# Set problem:
Only the lines from the start of the data through the line containing "const yTicks = [0,200,400,600,800,1000,1200,1400];" should be written out, exactly as they are, with both ends included and the pictures left out.

# Collected data:
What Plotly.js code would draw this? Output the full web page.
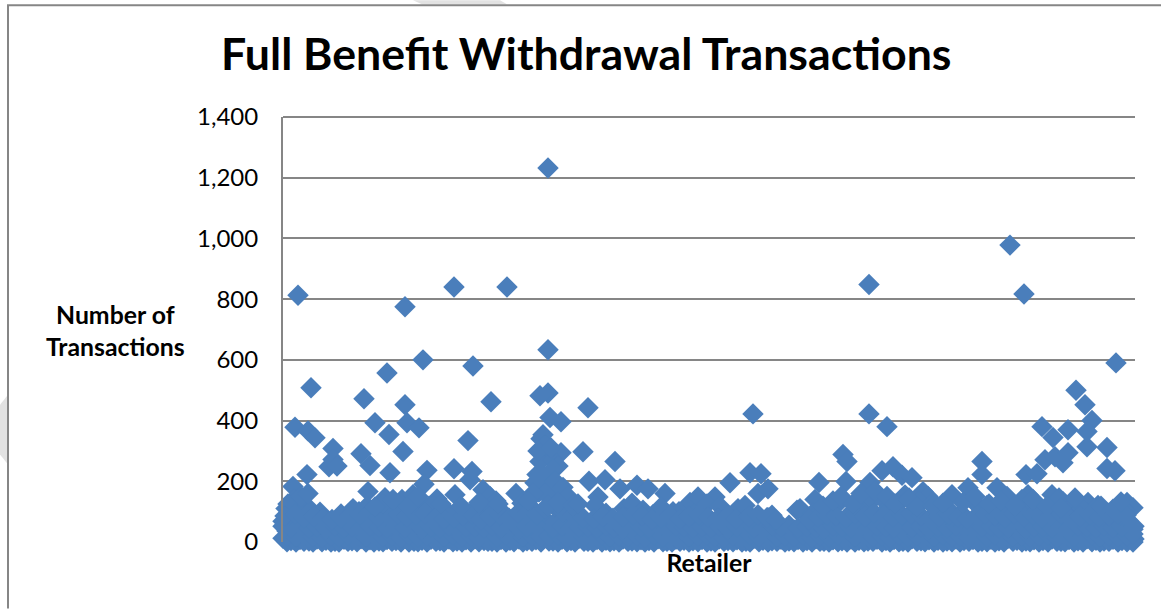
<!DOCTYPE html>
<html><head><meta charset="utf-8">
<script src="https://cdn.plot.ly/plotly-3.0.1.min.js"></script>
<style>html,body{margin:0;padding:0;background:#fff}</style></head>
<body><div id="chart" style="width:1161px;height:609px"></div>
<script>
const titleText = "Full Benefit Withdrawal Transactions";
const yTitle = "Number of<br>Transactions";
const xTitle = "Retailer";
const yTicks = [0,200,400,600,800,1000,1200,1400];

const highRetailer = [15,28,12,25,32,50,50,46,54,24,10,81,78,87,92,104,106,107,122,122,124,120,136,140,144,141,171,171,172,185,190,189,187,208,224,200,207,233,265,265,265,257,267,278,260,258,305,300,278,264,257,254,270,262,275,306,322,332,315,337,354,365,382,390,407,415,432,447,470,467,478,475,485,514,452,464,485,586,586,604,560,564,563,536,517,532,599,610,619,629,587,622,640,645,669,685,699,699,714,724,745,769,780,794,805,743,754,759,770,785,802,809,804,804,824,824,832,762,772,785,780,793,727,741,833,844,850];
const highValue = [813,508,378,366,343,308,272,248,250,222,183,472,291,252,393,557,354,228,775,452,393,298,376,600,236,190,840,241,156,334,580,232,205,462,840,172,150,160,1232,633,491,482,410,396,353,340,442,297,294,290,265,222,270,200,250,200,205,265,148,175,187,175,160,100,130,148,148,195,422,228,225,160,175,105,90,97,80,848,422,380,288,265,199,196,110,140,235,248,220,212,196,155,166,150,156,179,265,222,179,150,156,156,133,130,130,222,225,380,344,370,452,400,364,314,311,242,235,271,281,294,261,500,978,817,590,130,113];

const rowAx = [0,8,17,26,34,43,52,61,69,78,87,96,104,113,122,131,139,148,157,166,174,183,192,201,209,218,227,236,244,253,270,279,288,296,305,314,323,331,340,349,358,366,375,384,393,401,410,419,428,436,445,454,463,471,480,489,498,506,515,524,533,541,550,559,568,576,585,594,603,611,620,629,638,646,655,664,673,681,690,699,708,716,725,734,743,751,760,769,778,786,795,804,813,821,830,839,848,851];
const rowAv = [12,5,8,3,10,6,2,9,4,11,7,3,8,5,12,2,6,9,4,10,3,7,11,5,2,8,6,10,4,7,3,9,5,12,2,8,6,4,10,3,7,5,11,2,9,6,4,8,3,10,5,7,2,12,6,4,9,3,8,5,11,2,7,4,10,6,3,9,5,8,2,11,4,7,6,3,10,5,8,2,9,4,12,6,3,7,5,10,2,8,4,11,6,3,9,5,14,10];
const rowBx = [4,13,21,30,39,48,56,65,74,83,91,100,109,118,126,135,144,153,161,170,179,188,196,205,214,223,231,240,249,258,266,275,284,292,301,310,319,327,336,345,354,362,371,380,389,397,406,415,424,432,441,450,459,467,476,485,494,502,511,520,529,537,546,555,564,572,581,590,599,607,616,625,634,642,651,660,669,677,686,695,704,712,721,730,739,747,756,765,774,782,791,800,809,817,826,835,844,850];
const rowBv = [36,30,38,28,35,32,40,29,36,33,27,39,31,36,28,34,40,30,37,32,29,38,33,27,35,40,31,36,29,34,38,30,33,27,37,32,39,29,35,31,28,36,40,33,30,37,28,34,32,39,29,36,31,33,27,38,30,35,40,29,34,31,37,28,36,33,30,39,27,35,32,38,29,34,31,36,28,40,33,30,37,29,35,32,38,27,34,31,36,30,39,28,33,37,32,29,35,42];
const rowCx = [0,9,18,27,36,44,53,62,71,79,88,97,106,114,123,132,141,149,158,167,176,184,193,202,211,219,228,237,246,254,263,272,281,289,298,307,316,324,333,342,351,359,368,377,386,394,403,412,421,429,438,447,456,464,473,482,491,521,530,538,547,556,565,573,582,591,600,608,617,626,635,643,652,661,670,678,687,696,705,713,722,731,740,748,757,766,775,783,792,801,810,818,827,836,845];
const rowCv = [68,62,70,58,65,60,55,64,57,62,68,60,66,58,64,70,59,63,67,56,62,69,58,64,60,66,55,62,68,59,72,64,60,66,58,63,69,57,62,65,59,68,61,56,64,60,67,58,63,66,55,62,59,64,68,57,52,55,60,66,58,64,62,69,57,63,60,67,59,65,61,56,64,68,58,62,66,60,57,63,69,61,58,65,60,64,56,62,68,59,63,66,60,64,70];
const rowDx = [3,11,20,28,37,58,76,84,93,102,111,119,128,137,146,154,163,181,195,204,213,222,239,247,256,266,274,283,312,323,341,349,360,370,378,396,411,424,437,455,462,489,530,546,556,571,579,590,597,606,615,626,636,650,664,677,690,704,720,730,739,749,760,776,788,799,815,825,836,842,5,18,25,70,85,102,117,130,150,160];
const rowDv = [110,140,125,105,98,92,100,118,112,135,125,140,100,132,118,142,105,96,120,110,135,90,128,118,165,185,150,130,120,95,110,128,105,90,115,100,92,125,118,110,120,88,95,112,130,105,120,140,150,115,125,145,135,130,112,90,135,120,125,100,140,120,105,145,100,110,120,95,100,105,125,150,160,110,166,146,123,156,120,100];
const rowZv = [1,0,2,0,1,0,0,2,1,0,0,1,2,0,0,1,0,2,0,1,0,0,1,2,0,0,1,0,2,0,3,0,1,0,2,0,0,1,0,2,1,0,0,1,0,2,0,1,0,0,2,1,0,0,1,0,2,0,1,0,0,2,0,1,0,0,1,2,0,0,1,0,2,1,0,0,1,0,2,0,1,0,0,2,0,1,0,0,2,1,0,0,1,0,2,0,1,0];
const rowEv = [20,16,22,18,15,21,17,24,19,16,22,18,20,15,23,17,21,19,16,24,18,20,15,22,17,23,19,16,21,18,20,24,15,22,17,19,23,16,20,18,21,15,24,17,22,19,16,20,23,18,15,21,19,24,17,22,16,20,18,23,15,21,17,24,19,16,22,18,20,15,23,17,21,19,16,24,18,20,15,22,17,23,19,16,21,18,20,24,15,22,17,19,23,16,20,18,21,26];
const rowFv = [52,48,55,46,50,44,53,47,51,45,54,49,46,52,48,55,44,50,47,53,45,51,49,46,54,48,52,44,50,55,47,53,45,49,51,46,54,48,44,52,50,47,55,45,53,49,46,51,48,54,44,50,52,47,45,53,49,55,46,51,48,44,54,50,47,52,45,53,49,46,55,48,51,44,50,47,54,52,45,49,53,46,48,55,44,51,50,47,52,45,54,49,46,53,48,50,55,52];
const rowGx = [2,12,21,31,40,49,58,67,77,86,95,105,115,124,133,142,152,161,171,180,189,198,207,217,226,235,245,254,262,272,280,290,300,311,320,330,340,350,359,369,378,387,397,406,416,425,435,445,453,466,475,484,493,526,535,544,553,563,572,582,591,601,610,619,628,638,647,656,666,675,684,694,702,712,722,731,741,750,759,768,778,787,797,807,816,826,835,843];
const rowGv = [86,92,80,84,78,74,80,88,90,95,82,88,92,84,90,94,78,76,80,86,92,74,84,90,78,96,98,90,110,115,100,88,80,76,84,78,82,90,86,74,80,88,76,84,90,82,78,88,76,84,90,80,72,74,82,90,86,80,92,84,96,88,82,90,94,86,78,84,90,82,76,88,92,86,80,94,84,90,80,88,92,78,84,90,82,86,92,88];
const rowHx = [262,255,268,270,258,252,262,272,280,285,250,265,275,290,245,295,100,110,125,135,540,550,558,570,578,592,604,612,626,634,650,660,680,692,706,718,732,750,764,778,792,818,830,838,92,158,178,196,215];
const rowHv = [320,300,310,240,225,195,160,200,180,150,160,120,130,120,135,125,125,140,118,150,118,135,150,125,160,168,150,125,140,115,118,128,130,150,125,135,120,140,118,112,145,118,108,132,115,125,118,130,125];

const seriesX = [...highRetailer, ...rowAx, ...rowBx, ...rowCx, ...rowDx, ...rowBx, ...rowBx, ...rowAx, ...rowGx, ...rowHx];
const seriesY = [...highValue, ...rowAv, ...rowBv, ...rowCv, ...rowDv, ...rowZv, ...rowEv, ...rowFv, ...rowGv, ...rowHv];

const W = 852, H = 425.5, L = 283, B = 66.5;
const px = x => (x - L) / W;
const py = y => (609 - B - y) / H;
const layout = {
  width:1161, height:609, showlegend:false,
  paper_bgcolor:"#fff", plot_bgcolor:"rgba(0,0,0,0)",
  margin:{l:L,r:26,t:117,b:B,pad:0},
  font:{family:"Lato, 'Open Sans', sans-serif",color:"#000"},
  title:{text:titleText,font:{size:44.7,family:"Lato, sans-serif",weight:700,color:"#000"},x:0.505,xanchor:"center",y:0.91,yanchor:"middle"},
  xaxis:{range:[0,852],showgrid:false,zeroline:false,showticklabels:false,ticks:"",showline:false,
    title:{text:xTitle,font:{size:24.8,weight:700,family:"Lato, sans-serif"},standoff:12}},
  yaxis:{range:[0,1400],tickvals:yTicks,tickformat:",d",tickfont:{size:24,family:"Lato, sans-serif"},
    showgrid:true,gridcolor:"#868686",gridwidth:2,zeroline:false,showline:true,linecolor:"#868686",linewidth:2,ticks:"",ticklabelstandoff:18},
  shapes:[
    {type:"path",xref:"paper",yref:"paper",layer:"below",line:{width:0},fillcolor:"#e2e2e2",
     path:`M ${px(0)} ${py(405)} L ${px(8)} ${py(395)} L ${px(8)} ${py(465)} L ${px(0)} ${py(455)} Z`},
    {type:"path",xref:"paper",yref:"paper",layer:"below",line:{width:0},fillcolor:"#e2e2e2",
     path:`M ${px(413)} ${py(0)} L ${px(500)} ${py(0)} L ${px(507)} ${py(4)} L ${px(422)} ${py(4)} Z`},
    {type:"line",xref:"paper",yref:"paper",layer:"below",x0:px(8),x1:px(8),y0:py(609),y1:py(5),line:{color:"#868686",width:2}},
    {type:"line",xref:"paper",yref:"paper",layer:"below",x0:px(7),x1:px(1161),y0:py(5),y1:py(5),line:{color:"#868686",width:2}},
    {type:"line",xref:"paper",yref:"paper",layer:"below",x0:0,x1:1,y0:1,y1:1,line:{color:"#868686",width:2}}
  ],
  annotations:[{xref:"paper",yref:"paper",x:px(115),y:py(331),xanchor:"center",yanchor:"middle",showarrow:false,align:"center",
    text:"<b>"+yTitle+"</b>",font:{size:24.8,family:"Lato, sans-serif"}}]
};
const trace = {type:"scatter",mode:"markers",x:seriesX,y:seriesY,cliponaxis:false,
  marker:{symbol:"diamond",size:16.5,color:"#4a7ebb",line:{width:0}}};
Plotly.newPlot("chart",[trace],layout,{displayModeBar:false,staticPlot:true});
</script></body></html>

# Expected answer:
What Plotly.js code would draw this? Output the full web page.
<!DOCTYPE html>
<html><head><meta charset="utf-8">
<script src="https://cdn.plot.ly/plotly-3.0.1.min.js"></script>
<style>html,body{margin:0;padding:0;background:#fff}</style></head>
<body><div id="chart" style="width:1161px;height:609px"></div>
<script>
const titleText = "Full Benefit Withdrawal Transactions";
const yTitle = "Number of<br>Transactions";
const xTitle = "Retailer";
const yTicks = [0,200,400,600,800,1000,1200,1400];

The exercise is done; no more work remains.